"The gospels list some 125 Christ-issued imperatives. Of these, twenty-one urge us to "not be afraid" or "not fear" or "have courage" or "take heart" or "be of good cheer." The second most common command, to love God and neighbor, appears on only eight occasions. If quantity is any indicator, Jesus takes our fear seriously." Max Lucado, Fearless
I read somewhere that you need to write about what hurts because that's what matters. So here goes nothing:
I am afraid of geese and drains in parking lots.
Bad storms still have the ability to turn me into a five-year-old hiding her head in the couch like an ostrich in the sand.
Some days, I'm still that quiet, insecure fourteen-year-old girl afraid that nobody really cares if she's here or not.
My biggest fear though?
Gonna have to say "What is the future for $1000, Alex"

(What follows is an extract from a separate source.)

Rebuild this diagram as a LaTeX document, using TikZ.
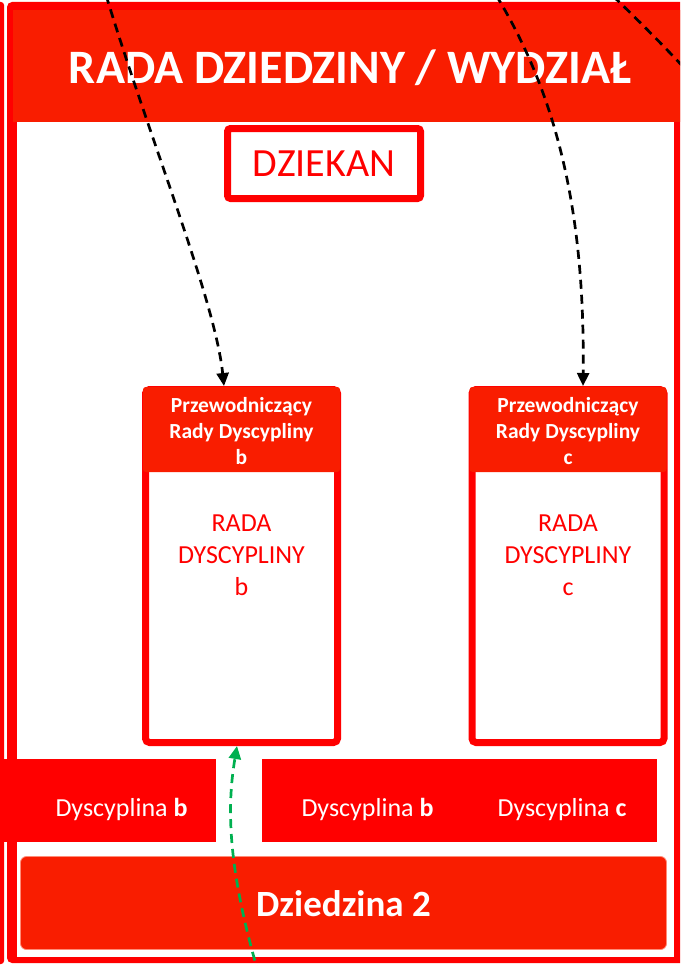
\documentclass[tikz,border=0pt]{standalone}
\usepackage{fontspec}
\setmainfont{Carlito}
\usetikzlibrary{arrows.meta}
\definecolor{rbright}{RGB}{255,0,0}
\definecolor{rhead}{RGB}{249,29,0}
\definecolor{rpale}{RGB}{255,140,120}
\definecolor{agreen}{RGB}{0,176,80}
\begin{document}
\begin{tikzpicture}[x=1pt,y=-1pt,
  every node/.style={inner sep=0pt, outer sep=0pt},
  council/.style={draw=rbright, line width=7pt, rounded corners=4pt, minimum width=192pt, minimum height=353pt},
  chairtxt/.style={text=white, align=center, font=\fontsize{21.5}{26}\selectfont\bfseries},
  counciltxt/.style={text=rbright, align=center, font=\fontsize{26}{32}\selectfont},
  discbox/.style={fill=rbright, minimum height=83pt, anchor=north west},
  disctxt/.style={text=white, anchor=base, font=\fontsize{26}{30}\selectfont},
  link/.style={black, line width=2.7pt, dash pattern=on 9pt off 6pt},
  linktip/.style={-{Triangle[length=13pt,width=12pt]}},
  greenlink/.style={agreen, line width=2.7pt, dash pattern=on 9pt off 6pt, -{Triangle[length=13pt,width=12pt]}}
]
\useasboundingbox (0,0) rectangle (680,966);
\clip (0,0) rectangle (680,966);
% outer strips / frame
\fill[rbright, rounded corners=3pt] (-20,2) rectangle (4,964);
\fill[rbright, rounded corners=5pt] (7,2) rectangle (700,963);
\fill[white] (17,122) rectangle (674,957);
% title bar
\node[fill=rhead, minimum width=690pt, minimum height=112pt, anchor=north west] (titlebar) at (13,10) {};
\node[text=white, anchor=base, font=\fontsize{48}{57}\selectfont\bfseries] (title) at (350,83) {RADA DZIEDZINY / WYDZIAŁ};
% dziekan
\node[draw=rbright, line width=7pt, rounded corners=3pt, fill=white, minimum width=193pt, minimum height=70pt,
      text=rbright, font=\fontsize{40}{48}\selectfont] (dziekan) at (324,163.5) {DZIEKAN};
% council b
\node[council] (radab) at (241.5,566) {};
\fill[rhead, rounded corners=3pt] (143,387) rectangle (340,472);
\node[chairtxt] (chairb) at (241.5,431) {Przewodniczący\\Rady Dyscypliny\\b};
\node[counciltxt] (councilb) at (241.5,555) {RADA\\DYSCYPLINY\\b};
% council c
\node[council] (radac) at (568,566) {};
\fill[rhead, rounded corners=3pt] (469.5,387) rectangle (666.5,472);
\node[chairtxt] (chairc) at (568,431) {Przewodniczący\\Rady Dyscypliny\\c};
\node[counciltxt] (councilc) at (568,555) {RADA\\DYSCYPLINY\\c};
% disciplines
\node[discbox, minimum width=216pt] (discleft) at (0,759) {};
\node[disctxt] (discbl) at (121.5,816) {Dyscyplina \textbf{b}};
\node[discbox, minimum width=395pt] (discright) at (262,759) {};
\node[disctxt] (discbr) at (367.5,816) {Dyscyplina \textbf{b}};
\node[disctxt] (disccr) at (562,816) {Dyscyplina \textbf{c}};
% dziedzina
\node[fill=rhead, draw=rpale, line width=0.8pt, rounded corners=6pt, minimum width=646pt, minimum height=93pt, anchor=north west] (dziedzina) at (20.5,856.5) {};
\node[text=white, anchor=base, font=\fontsize{37}{44}\selectfont\bfseries] (dziedzinatxt) at (343.5,916) {Dziedzina 2};
% connectors
\coordinate (s1) at (106,-5);
\coordinate (s2) at (496,-5);
\coordinate (s3) at (613,-4);
\coordinate (e3) at (700,85);
\coordinate (s4) at (259,975);
\draw[link, linktip] (s1) .. controls (150,140) and (215,300) .. ([xshift=-17.5pt,yshift=3.5pt]radab.north);
\draw[link, linktip] (s2) .. controls (560,100) and (585,220) .. ([xshift=15pt,yshift=3.5pt]radac.north);
\draw[link] (s3) .. controls (640,22) and (670,52) .. (e3);
\draw[greenlink] (s4) .. controls (225,860) and (228,800) .. ([xshift=-4.5pt,yshift=-3.5pt]radab.south);
\end{tikzpicture}
\end{document}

Not knowing where I'm gonna be, what I'll be doing, or who I'll be with in two years, well frankly, that kinda terrifies me. The issue of who I will marry has been a struggle for me for a while. But I really wasn't too concerned from March until a week or so ago. Y'all, I really rocked the contented, in love with Christ only thing this summer. Then I got back to the real world. Now I struggle to love Christ enthusiastically. I worry that I'll give in and settle for the American dream and not live a life that matters. I worry I'll either be too scared to move away when I graduate and I'll marry a man who wants to stay in meridian his whole life or that I'll never find someone to change my last name for.
But as I just read in Psalms 34, the Lord never withholds good from those who seek him. So I know I can trust him to give me exactly what I need, at exactly the right time. He is never late or early. So that's me, a little scaredy cat. In spite of all that, I know I am loved and protected by Christ and his undying love for me.